Une population sud-africaine et des rats dont l’amygdale – une structure du cerveau qui sert de centrale d’alerte – dysfonctionne restent figés face à une menace. En identifiant les mécanismes neuronaux responsables, des scientifiques de l’UNIL ouvrent la voie vers une meilleure compréhension de la maladie d’Alzheimer. Leurs travaux ont été publiés dans la revue "CELL" le 18 octobre 2018.
Un chien qui montre les crocs, une odeur de brûlé, une ruelle sombre… Et, subitement, une respiration qui se fait plus intense, un cœur qui bat la chamade. C’est l’amygdale qui, guidée par les sens (ouïe, vue, odorat), s’active. Grosse comme une amande, cette structure présente à double dans le cerveau, à proximité des oreilles, fait office de système d’alarme en cas de menace. Son fonctionnement précis chez l’Homme reste cependant méconnu.
Augmentation de la peur primitive
Dans une étude publiée le 18 octobre 2018 dans la revue scientifique CELL, Ron Stoop, professeur associé à la Faculté de biologie et de médecine de l’UNIL et chercheur au Centre de neurosciences psychiatriques du CHUV, s’est intéressé à une partie spécifique de l’amygdale, appelée basolatérale.
En collaboration avec des chercheurs en psychologie et psychiatrie des Universités de Utrecht (Pays-Bas) et du Cap (Afrique du Sud), son Unité de recherche sur la neurobiologie de l'anxiété et de la peur s’est penchée sur des patients souffrant de la maladie, très rare, d’Urbach Wiethe. Suite à une mutation génétique, une petite population sud-africaine souffre d’une calcification totale de la partie basolatérale de l’amygdale.
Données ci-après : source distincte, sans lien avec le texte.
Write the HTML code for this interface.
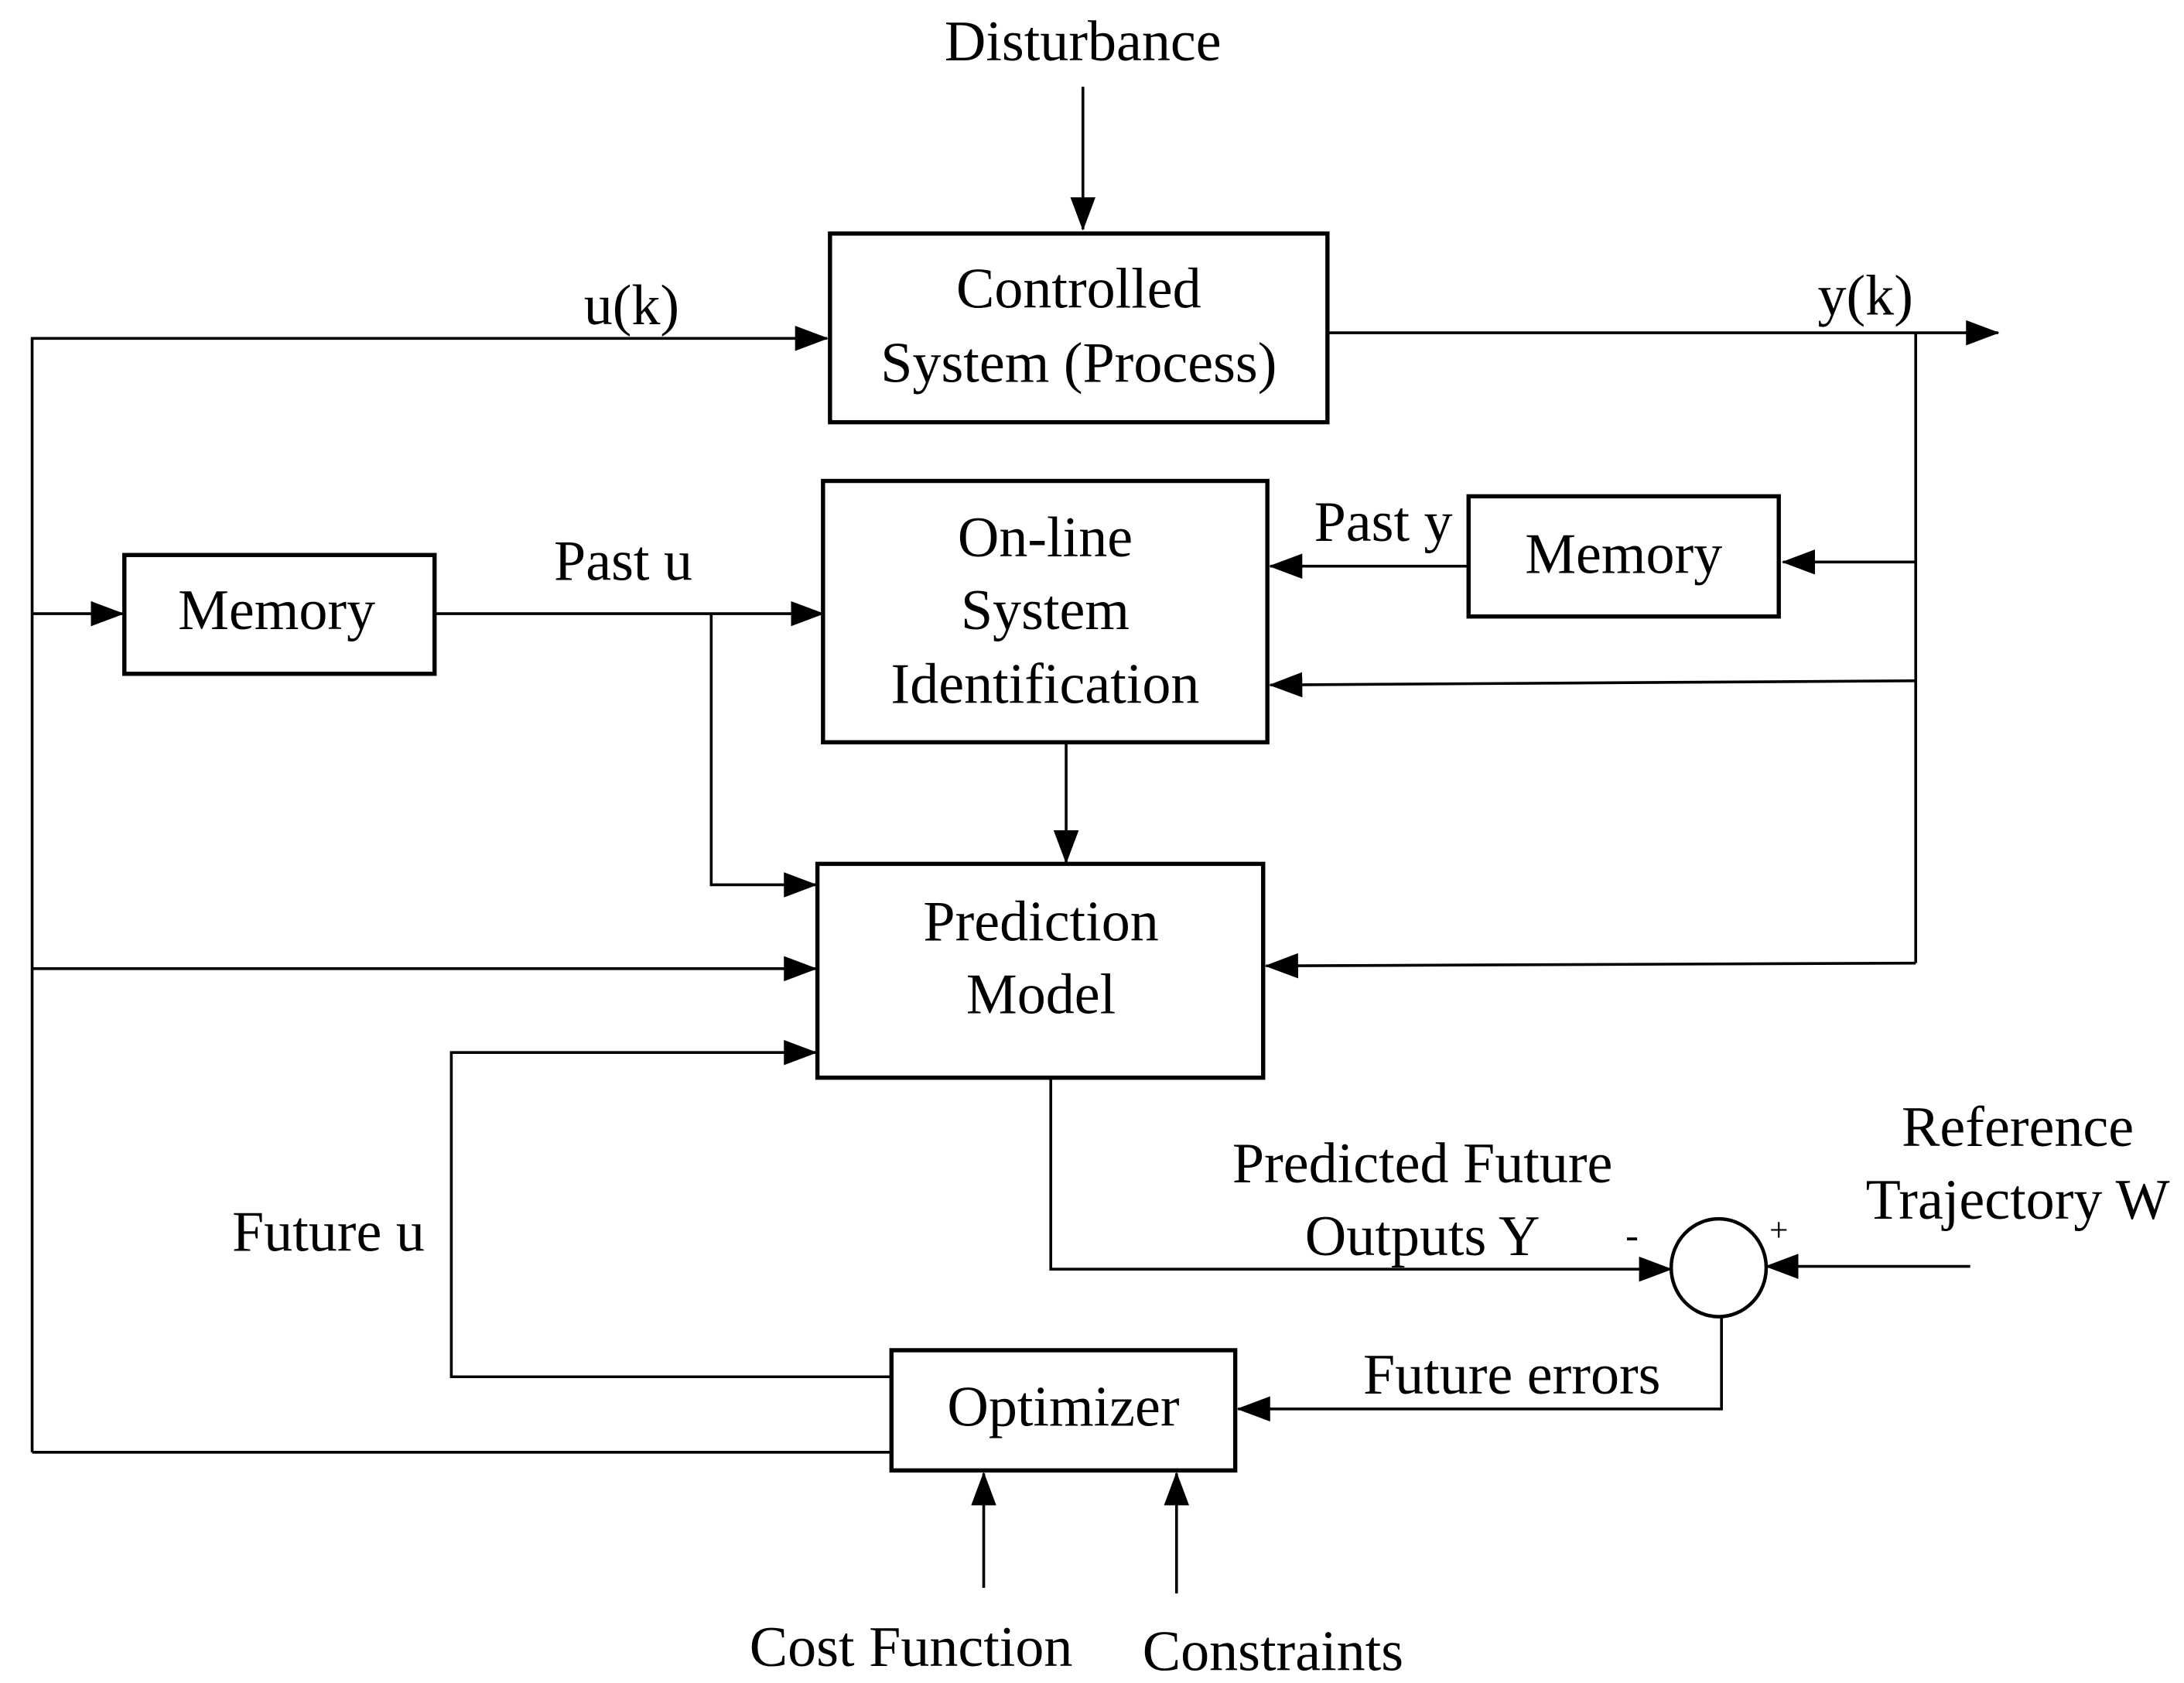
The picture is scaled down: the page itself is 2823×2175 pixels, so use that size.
<!DOCTYPE html>
<html><head><style>html,body{margin:0;padding:0;background:#fff}svg{display:block}</style></head>
<body>
<svg width="2823" height="2175" viewBox="0 0 1563 1204" xmlns="http://www.w3.org/2000/svg">
<defs>
<marker id="a" markerWidth="24" markerHeight="18" refX="23" refY="9" orient="auto" markerUnits="userSpaceOnUse">
<path d="M0,0 L24,9 L0,18 Z" fill="#000"/></marker>
</defs>
<g font-family="Liberation Serif, serif" font-size="41" text-anchor="middle" fill="#000">
<text x="775" y="43">Disturbance</text>
<text x="772" y="220">Controlled</text>
<text x="772" y="273">System (Process)</text>
<text x="452" y="232">u(k)</text>
<text x="1335" y="225">y(k)</text>
<text x="198" y="450">Memory</text>
<text x="446" y="415">Past u</text>
<text x="748" y="398">On-line</text>
<text x="748" y="450">System</text>
<text x="748" y="503">Identification</text>
<text x="1162" y="410">Memory</text>
<text x="990" y="387">Past y</text>
<text x="745" y="673">Prediction</text>
<text x="745" y="725">Model</text>
<text x="235" y="895">Future u</text>
<text x="1018" y="846">Predicted Future</text>
<text x="1018" y="898">Outputs Y</text>
<text x="1168" y="893" font-size="28">-</text>
<text x="1273" y="888" font-size="24">+</text>
<text x="1444" y="820">Reference</text>
<text x="1444" y="872">Trajectory W</text>
<text x="1082" y="997">Future errors</text>
<text x="761" y="1020">Optimizer</text>
<text x="652" y="1192">Cost Function</text>
<text x="911" y="1195">Constraints</text>
</g>
<g fill="none" stroke="#000" stroke-width="3">
<rect x="594" y="167" width="356" height="135"/>
<rect x="89" y="397" width="222" height="85"/>
<rect x="589" y="344" width="318" height="187"/>
<rect x="1051" y="355" width="222" height="86"/>
<rect x="585" y="618" width="319" height="153"/>
<rect x="638" y="966" width="246" height="86"/>
<ellipse cx="1230" cy="907" rx="34" ry="35" stroke-width="2.5"/>
</g>
<g fill="none" stroke="#000" stroke-width="2">
<line x1="775" y1="62" x2="775" y2="164" marker-end="url(#a)"/>
<polyline points="23,1039 23,242 592,242" marker-end="url(#a)"/>
<line x1="950" y1="238" x2="1430" y2="238" marker-end="url(#a)"/>
<line x1="1371" y1="238" x2="1371" y2="689"/>
<line x1="23" y1="439" x2="88" y2="439" marker-end="url(#a)"/>
<line x1="311" y1="439" x2="589" y2="439" marker-end="url(#a)"/>
<polyline points="509,439 509,633 584,633" marker-end="url(#a)"/>
<line x1="1371" y1="402" x2="1276" y2="402" marker-end="url(#a)"/>
<line x1="1051" y1="405" x2="909" y2="405" marker-end="url(#a)"/>
<line x1="1371" y1="487" x2="909" y2="490" marker-end="url(#a)"/>
<line x1="763" y1="531" x2="763" y2="617" marker-end="url(#a)"/>
<line x1="23" y1="693" x2="584" y2="693" marker-end="url(#a)"/>
<line x1="1371" y1="689" x2="906" y2="691" marker-end="url(#a)"/>
<polyline points="637,985 323,985 323,753 584,753" marker-end="url(#a)"/>
<polyline points="752,771 752,908 1196,908" marker-end="url(#a)"/>
<line x1="1410" y1="906" x2="1264" y2="906" marker-end="url(#a)"/>
<polyline points="1232,942 1232,1008 886,1008" marker-end="url(#a)"/>
<line x1="23" y1="1039" x2="638" y2="1039"/>
<line x1="704" y1="1136" x2="704" y2="1054" marker-end="url(#a)"/>
<line x1="842" y1="1140" x2="842" y2="1054" marker-end="url(#a)"/>
</g>
</svg>
</body></html>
« Les tests effectués sur place montrent que, face à une menace imminente, ces personnes expriment davantage de peur primitive », explique Ron Stoop. En d’autres termes, confrontées à un stimulus nocif (ici la potentielle réception d’une petite décharge électrique), elles ont tendance à se figer et certains réflexes (clignements des yeux, sursauts) induits par la peur sont plus prononcés que dans la population générale. Bloqués, ces patients manifestent de grandes difficultés à prendre activement des mesures pour échapper au danger.
A Lausanne, l’équipe de Ron Stoop a obtenu les mêmes résultats lors d’une expérience similaire réalisée avec des rats dont la partie basolatérale de l’amygdale avait été provisoirement inhibée.
Interactions neuronales
Normalement, les comportements primitifs sont régulés dans la partie centrale de l’amygdale. Un circuit dit « inhibiteur » entre différents neurones empêche l’organisme de se figer. Alors pourquoi les rats et les malades d’Urbach Wiethe – dont l’amygdale centrale fonctionne parfaitement mais dont l’amygdale basolatérale est défaillante – restent-ils pétrifiés face au danger ?
« En étudiant les interactions entre ces deux parties du cerveau, nous avons trouvé que certains neurones présents dans l’amygdale basolatérale activaient directement le circuit inhibiteur situé dans l’amygdale centrale. Ce mécanisme n’était pas connu », indique le professeur. Une défaillance de l’amygdale basolatérale (ainsi que des cellules et circuits qui y sont liés) rompt donc la transmission de l’information vers sa voisine. Plus rien n’empêche les sujets étudiés de se figer.
Le pouvoir de l’ocytocine
Dans leurs travaux, les chercheurs ont finalement montré que ce dysfonctionnement pouvait être compensé par l’ocytocine. Cette hormone secrétée par le cerveau a été administrée aux rats et leur a permis de recouvrer un comportement actif. Elle a réduit leur sentiment de peur et leur a donné le courage de prendre la fuite.
« Les malades d’Urbach Wiethe pourraient donc théoriquement être soignés avec de l’ocytocine », se réjouit Ron Stoop. Mais, plus important, ces résultats permettent d’envisager des traitements contre des maladies neurodégénératives plus répandues.
Des tests sont par exemple en cours au Service universitaire de psychiatrie de l'âge avancé du CHUV pour comprendre si les patients souffrant de la maladie d’Alzheimer – pathologie qui endommage la partie basolatérale de l’amygdale – se figent aussi davantage et expriment des difficultés à agir face au danger. Si tel est le cas, l’ocytocine constituerait une piste thérapeutique prometteuse pour les aider à mieux gérer l’anxiété provoquée par leur maladie.